** Dataset **
:::
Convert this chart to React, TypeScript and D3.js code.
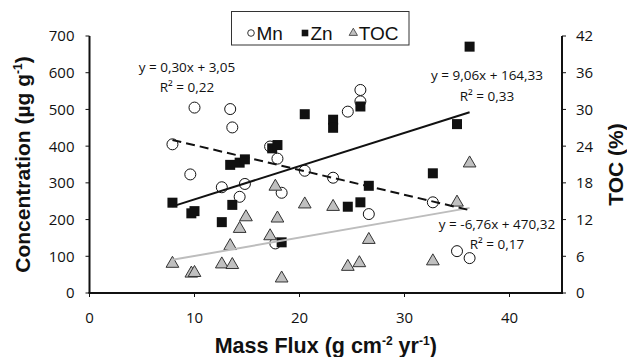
:::
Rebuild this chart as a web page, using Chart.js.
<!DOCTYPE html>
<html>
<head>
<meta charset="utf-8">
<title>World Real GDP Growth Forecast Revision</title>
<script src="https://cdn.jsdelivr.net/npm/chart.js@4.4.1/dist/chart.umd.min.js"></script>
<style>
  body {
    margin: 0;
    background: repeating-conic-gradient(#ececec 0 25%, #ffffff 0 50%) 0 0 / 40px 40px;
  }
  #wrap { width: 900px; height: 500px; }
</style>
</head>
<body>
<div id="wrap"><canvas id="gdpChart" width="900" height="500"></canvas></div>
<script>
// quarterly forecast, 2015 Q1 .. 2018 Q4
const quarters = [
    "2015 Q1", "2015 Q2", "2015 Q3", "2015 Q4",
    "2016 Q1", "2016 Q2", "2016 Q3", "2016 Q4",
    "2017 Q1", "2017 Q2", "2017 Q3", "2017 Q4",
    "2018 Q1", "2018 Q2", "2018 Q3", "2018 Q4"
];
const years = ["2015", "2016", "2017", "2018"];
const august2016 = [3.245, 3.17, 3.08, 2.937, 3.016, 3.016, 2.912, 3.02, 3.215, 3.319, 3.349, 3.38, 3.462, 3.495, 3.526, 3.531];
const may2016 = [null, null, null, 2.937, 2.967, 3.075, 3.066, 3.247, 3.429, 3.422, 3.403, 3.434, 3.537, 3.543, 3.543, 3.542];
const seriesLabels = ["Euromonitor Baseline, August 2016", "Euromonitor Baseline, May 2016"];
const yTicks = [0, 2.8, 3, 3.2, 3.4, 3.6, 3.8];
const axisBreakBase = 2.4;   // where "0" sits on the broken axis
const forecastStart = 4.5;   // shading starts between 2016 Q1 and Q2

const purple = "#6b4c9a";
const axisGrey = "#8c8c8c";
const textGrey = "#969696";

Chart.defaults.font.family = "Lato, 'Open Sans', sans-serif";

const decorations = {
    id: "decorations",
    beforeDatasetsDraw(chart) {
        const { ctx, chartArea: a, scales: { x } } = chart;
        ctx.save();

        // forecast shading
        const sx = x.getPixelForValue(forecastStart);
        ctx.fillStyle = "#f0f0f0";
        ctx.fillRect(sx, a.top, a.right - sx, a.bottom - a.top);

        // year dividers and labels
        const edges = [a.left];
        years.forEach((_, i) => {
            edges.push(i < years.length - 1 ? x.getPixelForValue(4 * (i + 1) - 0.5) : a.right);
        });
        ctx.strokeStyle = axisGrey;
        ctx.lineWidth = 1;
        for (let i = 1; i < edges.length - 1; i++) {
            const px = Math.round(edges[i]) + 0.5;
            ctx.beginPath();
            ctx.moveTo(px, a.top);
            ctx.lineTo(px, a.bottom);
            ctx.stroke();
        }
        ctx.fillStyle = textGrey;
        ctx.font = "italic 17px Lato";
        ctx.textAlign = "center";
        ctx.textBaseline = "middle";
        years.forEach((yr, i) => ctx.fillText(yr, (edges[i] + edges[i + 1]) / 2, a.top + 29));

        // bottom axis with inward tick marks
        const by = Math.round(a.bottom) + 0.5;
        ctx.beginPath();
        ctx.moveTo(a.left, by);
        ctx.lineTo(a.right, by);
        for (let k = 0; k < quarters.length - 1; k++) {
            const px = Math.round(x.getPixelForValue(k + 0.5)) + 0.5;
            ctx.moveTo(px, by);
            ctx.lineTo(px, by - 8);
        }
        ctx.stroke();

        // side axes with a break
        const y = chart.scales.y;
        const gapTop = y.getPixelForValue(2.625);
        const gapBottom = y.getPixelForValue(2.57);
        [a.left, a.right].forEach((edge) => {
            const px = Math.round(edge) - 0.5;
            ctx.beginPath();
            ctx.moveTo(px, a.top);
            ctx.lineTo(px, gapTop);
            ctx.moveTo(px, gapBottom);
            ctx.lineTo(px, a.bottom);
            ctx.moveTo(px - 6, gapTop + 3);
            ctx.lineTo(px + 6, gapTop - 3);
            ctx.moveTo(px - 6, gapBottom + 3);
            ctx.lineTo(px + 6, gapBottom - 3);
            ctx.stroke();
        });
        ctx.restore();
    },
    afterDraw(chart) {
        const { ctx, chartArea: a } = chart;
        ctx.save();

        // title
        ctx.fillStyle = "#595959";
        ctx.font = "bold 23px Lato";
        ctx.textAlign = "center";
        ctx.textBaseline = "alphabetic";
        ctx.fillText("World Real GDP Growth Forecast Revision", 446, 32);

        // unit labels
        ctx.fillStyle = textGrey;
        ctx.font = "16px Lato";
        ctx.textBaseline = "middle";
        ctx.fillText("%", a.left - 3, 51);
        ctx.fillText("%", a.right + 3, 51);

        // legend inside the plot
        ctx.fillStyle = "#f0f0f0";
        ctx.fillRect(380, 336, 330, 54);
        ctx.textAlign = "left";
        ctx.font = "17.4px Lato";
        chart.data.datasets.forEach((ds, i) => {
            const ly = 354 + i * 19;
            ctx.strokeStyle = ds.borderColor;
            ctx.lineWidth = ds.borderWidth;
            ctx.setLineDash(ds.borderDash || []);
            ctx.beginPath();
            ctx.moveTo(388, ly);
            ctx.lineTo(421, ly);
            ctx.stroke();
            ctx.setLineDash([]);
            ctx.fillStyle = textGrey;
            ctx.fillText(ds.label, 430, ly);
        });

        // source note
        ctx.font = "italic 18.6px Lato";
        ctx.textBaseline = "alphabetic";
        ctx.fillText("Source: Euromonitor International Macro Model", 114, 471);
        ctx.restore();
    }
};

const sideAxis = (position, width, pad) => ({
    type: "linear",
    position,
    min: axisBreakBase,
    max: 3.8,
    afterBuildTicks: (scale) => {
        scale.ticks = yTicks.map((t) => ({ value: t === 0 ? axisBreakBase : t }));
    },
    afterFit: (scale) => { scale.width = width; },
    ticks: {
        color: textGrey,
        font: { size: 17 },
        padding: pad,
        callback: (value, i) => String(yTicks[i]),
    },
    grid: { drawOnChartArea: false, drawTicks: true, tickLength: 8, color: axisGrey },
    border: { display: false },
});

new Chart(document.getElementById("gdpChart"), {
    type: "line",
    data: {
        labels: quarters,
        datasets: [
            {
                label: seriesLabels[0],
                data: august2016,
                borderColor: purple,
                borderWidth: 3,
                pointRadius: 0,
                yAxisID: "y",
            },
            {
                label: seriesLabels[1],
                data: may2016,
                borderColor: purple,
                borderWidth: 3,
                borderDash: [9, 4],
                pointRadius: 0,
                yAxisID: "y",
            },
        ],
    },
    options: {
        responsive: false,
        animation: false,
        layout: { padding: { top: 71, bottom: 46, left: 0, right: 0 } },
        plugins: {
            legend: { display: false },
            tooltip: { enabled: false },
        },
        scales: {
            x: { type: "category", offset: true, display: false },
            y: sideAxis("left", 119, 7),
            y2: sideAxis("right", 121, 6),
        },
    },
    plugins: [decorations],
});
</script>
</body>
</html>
:::
** What the exercise asks **
Show all lines from the data above in which the word "this" appears.

** Reply to the exercise **
Convert this chart to React, TypeScript and D3.js code.
Rebuild this chart as a web page, using Chart.js.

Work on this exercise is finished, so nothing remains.